A good rail network provides a reliable, consistent, repeatable, and straightforward three hour connection from Nowheresberg to the nearest city. Slow, but good enough to feel like they exist in the same planet. Unfortunately, that promise is subtle, and it plays out over decades, so the reward system we've created for ourselves is incapable of supporting it. And thus, we have Amtrak and confederate flags
There's nothing wrong with this argument. They're not literally saying the country is too big to fly a plane across, they're countering the argument made by bad faith actors that America is too big for trains, by pointing out that planes don't actually solve the problems people think they solve.
And they're absolutely right. I live five minutes away from a regional airport, and I would kill for high speed rail connecting me to some of the major cities in my neighbouring provinces. Hell, just a train from my town to the nearest city would be a godsend. People in North America will come up with any excuse to dismiss the potential rail has to really connect up a lot of disparate areas of these countries, because the reality is they just don't want to invest now in a solution that takes years to realise. If twenty years ago we'd all started building high speed rail the way China did, the difference today would be unimaginable.
I live five minutes away from a regional airport, and I would kill for high speed rail connecting me to some of the major cities in my neighbouring provinces.
First, let me say I'm a proponent of rail for both freight and passenger service.
However, you've moved the bar with your examples and your conclusion here. Instead of "passenger rail" you've moved to "high speed passenger rail".
People in North America will come up with any excuse to dismiss the potential rail has to really connect up a lot of disparate areas of these countries, because the reality is they just don’t want to invest now in a solution that takes years to realise.
This is the rub, except its worse than you state.
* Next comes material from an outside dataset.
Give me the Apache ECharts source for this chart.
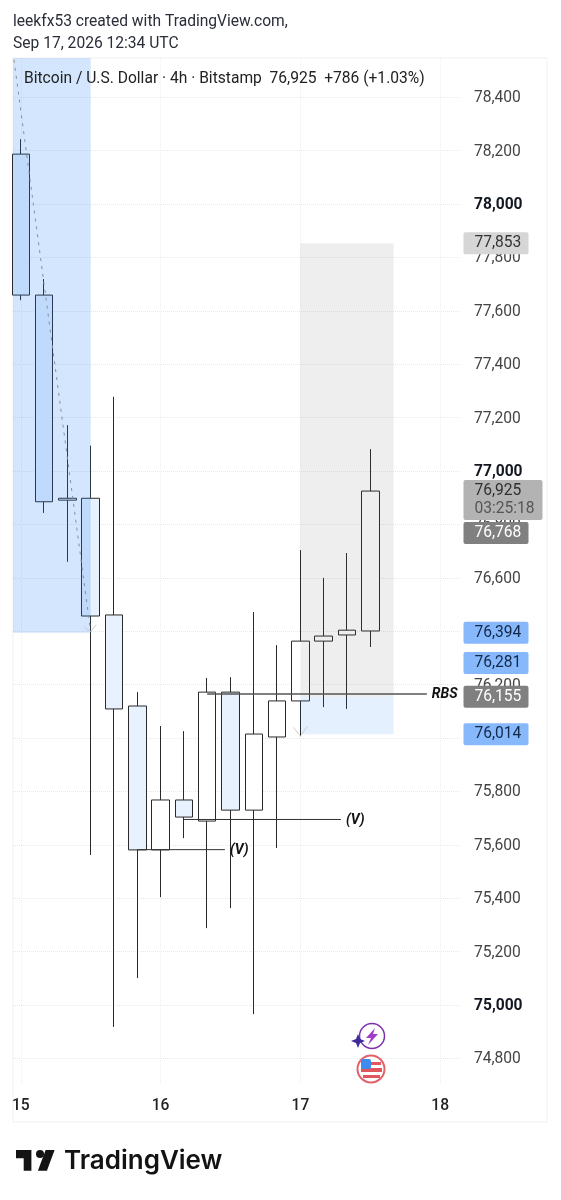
<!DOCTYPE html>
<html><head><meta charset="utf-8">
<style>html,body{margin:0;padding:0;background:#fff}#c{width:561px;height:1200px}</style>
<script src="https://cdn.jsdelivr.net/npm/echarts@6/dist/echarts.min.js"></script>
</head><body><div id="c"></div>
<script>
const barDays = [15,15.167,15.333,15.5,15.667,15.833,16,16.167,16.333,16.5,16.667,16.833,17,17.167,17.333,17.5];
const opens  = [78187,77659,76891,76898,76461,76120,75581,75768,75689,76172,75730,76004,76139,76363,76386,76401];
const closes = [77659,76885,76898,76457,76109,75581,75768,75704,76172,75730,76015,76139,76363,76382,76404,76925];
const lows   = [77640,76843,76660,75562,74918,75101,75404,75625,75288,75363,74966,75588,76007,76116,76109,76341];
const highs  = [78243,77719,77172,77095,77278,76172,76045,76026,76225,76228,76472,76348,76704,76600,76693,77082];

const dayTicks = [15,16,17,18];
const priceTicks = [74800,75000,75200,75400,75600,75800,76000,76200,76400,76600,76800,77000,77200,77400,77600,77800,78000,78200,78400];
const boldPrices = [75000,77000,78000];

const blueZone = [14.944,78547,15.5,76394];
const greyZone = [17,77853,17.667,76155];
const paleZone = [17,76155,17.667,76014];

const trendLine = [[14.951,78540],[15.5,76398]];
const trendHeadA = [[15.455,76415],[15.5,76398],[15.54,76425]];
const trendHeadB = [[16.95,76040],[17,76007],[17.05,76045]];
const rbsLine = [[16.333,76165],[17.905,76165]];
const vLineLow = [[15.833,75582],[16.46,75582]];
const vLineHigh = [[16.167,75695],[17.29,75695]];

const tagPrices = [77853,76925,76768,76394,76281,76155,76014];
const tagTexts = ['77,853','76,925','76,768','76,394','76,281','76,155','76,014'];
const tagCountdown = '03:25:18';

const xMin = 14.944, xMax = 18.142, yMin = 74708, yMax = 78547;
const FONT = 'Roboto, sans-serif';

function zoneSeries(name, zone, color) {
  return {
    name, type: 'custom', z: 5, silent: true, clip: true,
    data: [zone], encode: {x:[0,2], y:[1,3]},
    renderItem(p, api) {
      const a = api.coord([api.value(0), api.value(1)]);
      const b = api.coord([api.value(2), api.value(3)]);
      return {type:'rect', shape:{x:a[0], y:a[1], width:b[0]-a[0], height:b[1]-a[1]}, style:{fill:color}};
    }
  };
}
function lineSeries(name, data, color, width, type, endText) {
  const s = {
    name, type:'line', z:6, silent:true, symbol:'none', data, clip:false,
    lineStyle:{color, width, type: type||'solid'}
  };
  if (endText) {
    s.endLabel = {show:true, formatter:endText, distance:5, color:'#111', offset:[0,1],
      fontFamily:FONT, fontStyle:'italic', fontWeight:700, fontSize:14};
  }
  return s;
}
const tagStyles = {
  '77,853':{bg:'#d6d6d6', fg:'#333'},
  '76,768':{bg:'#808080', fg:'#fff'},
  '76,394':{bg:'#86b8fb', fg:'#132a4a'},
  '76,281':{bg:'#86b8fb', fg:'#132a4a'},
  '76,155':{bg:'#808080', fg:'#fff'},
  '76,014':{bg:'#86b8fb', fg:'#132a4a'}
};
const tagData = tagPrices.map((p,i)=>{
  const t = tagTexts[i], st = tagStyles[t];
  if (!st) return {value:[xMax,p], label:{
    formatter:'{a|'+t+'}\n{b|'+tagCountdown+'}',
    backgroundColor:'#b3b3b3', width:68, height:36, padding:[2,0,2,11], offset:[0,9],
    rich:{a:{fontFamily:FONT,fontSize:15.6,color:'#2f2f2f',height:18,lineHeight:18},
          b:{fontFamily:FONT,fontSize:15.6,color:'#565656',height:18,lineHeight:18}}
  }};
  return {value:[xMax,p], label:{formatter:t, backgroundColor:st.bg, color:st.fg}};
});

const chart = echarts.init(document.getElementById('c'), null, {renderer:'canvas'});
chart.setOption({
  animation:false,
  backgroundColor:'#fff',
  title:[
    {text:'leekfx53 created with TradingView.com,', left:13, top:14, padding:0, textStyle:{fontFamily:FONT,fontSize:15.6,fontWeight:400,color:'#2a2e39'}},
    {text:'Sep 17, 2026 12:34 UTC', left:13, top:36, padding:0, textStyle:{fontFamily:FONT,fontSize:15.6,fontWeight:400,color:'#2a2e39'}},
    {text:'Bitcoin / U.S. Dollar · 4h · Bitstamp  76,925  +786 (+1.03%)', left:24, top:71, padding:0, z:20, textStyle:{fontFamily:FONT,fontSize:15.6,fontWeight:400,color:'#222'}}
  ],
  grid:{left:13, top:58, width:447, height:1025, containLabel:false},
  xAxis:{type:'value', min:xMin, max:xMax,
    axisLine:{show:false},
    axisTick:{show:false, customValues:dayTicks},
    axisLabel:{customValues:dayTicks, margin:15, fontFamily:FONT, fontSize:15.6, fontWeight:500, color:'#222'},
    splitLine:{show:true, lineStyle:{color:'#eceef1', type:'dotted', width:1}}
  },
  yAxis:{type:'value', position:'right', min:yMin, max:yMax, scale:true,
    axisLine:{show:false},
    axisTick:{show:false, customValues:priceTicks},
    axisLabel:{customValues:priceTicks, margin:14, align:'left', padding:[2,0,0,0],
      formatter:v=>{const s=Math.round(v).toLocaleString('en-US');return boldPrices.includes(Math.round(v))?'{b|'+s+'}':'{n|'+s+'}';},
      rich:{b:{fontFamily:FONT,fontSize:15.6,fontWeight:700,color:'#131722'},n:{fontFamily:FONT,fontSize:15.6,color:'#444'}}},
    splitLine:{show:true, lineStyle:{color:'#e6e8ec', type:'dotted', width:1}}
  },
  series:[
    {name:'BTCUSD', type:'candlestick', z:2, clip:true, silent:true, barWidth:18,
     encode:{x:0,y:[1,2,3,4]},
     data:barDays.map((d,i)=>[d,opens[i],closes[i],lows[i],highs[i]]),
     itemStyle:{color:'#ffffff', color0:'#e8f1fe', borderColor:'#2a2a2a', borderColor0:'#2a2a2a', borderWidth:1}},
    zoneSeries('Blue zone', blueZone, 'rgba(33,130,243,0.2)'),
    zoneSeries('Grey zone', greyZone, 'rgba(90,90,90,0.10)'),
    zoneSeries('Pale zone', paleZone, 'rgba(33,130,243,0.12)'),
    lineSeries('Trend', trendLine, '#8a8f9c', 1, [3,5]),
    lineSeries('Head A', trendHeadA, '#c4c4c4', 0.8),
    lineSeries('Head B', trendHeadB, '#c4c4c4', 0.8),
    lineSeries('RBS', rbsLine, '#555', 1.3, 'solid', 'RBS'),
    lineSeries('V low', vLineLow, '#333', 1, 'solid', '(V)'),
    lineSeries('V high', vLineHigh, '#333', 1, 'solid', '(V)'),
    {name:'Price tags', type:'scatter', z:10, silent:true, clip:false, symbolSize:1,
     itemStyle:{color:'rgba(0,0,0,0)', opacity:1}, data:tagData,
     label:{show:true, opacity:1, position:'right', distance:3, width:54, height:22, lineHeight:22, padding:[0,0,0,11],
       align:'left', verticalAlign:'middle', borderRadius:2, fontFamily:FONT, fontSize:15.6}}
  ],
  graphic:[
    {type:'rect', z:-1, silent:true, shape:{x:13,y:58,width:534,height:1064}, style:{fill:'none',stroke:'#f1f1f3',lineWidth:1}},
    {type:'polygon', silent:true, z:30, shape:{points:[[16,1150],[31.4,1150],[31.4,1170.7],[23.7,1170.7],[23.7,1158.3],[16,1158.3]]}, style:{fill:'#131313'}},
    {type:'polygon', silent:true, z:30, shape:{points:[[46.9,1170.7],[37.9,1170.7],[45.6,1150],[54.6,1150]]}, style:{fill:'#131313'}},
    {type:'circle', silent:true, z:30, shape:{cx:40,cy:1154,r:4}, style:{fill:'#131313'}},
    {type:'text', silent:true, z:30, x:64, y:1148, style:{text:'TradingView', font:'600 26px Inter, sans-serif', fill:'#131313'}},
    {type:'circle', silent:true, z:30, shape:{cx:372,cy:1036,r:12.5}, style:{fill:'#fff',stroke:'#7b2fb0',lineWidth:1.5}},
    {type:'polygon', silent:true, z:31, shape:{points:[[375,1028],[366,1038],[371,1038],[368,1045],[378,1034],[373,1034]]}, style:{fill:'#a03cc8'}},
    {type:'polygon', silent:true, z:31, shape:{points:[[358,1034],[360,1039],[365,1041],[360,1043],[358,1048],[356,1043],[351,1041],[356,1039]]}, style:{fill:'#3d2a9c'}},
    {type:'circle', silent:true, z:30, shape:{cx:371,cy:1069,r:13.5}, style:{fill:'#fff',stroke:'#e2606a',lineWidth:2}},
    {type:'rect', silent:true, z:31, shape:{x:361,y:1068,width:21,height:4}, style:{fill:'#e2555c'}},
    {type:'rect', silent:true, z:31, shape:{x:363,y:1075,width:17,height:3}, style:{fill:'#e2555c'}},
    {type:'rect', silent:true, z:31, shape:{x:371,y:1062,width:10,height:3}, style:{fill:'#e2555c'}},
    {type:'rect', silent:true, z:32, shape:{x:361,y:1059,width:10,height:10,r:2}, style:{fill:'#3f8cf0'}}
  ]
});
</script></body></html>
Its not just that "it takes years to realize", but if we're talking high speed rail and low density populations then its likely the investment will never pay off. I'm actually okay with that, because that is a function of government: to do things for society that make sense for society even if they aren't financially beneficial.
If twenty years ago we’d all started building high speed rail the way China did, the difference today would be unimaginable.
The biggest benefit China has is they don't have to ask permission to take land because individuals don't own the land. That is usually a significant barrier in North America that China doesn't have to contend with.
"According to the Constitution and the land laws, Chinese individuals cannot privately own land and natural resources. The Constitution provides that land in urban areas must be owned by the state, whereas land in rural and suburban areas must be owned by the state or by local collectives."
Additionally, if following the same path as China, its entirely possible that high speed rail would run through your town....but not stop anymore, just like many stations in China today because of low ridership.
"Every half hour, the eerie silence is broken by the hiss of a train as it whizzes through at 350kmh. None of the trains – speeding along the Zhengzhou–Xinzheng Airport intercity railway – stop."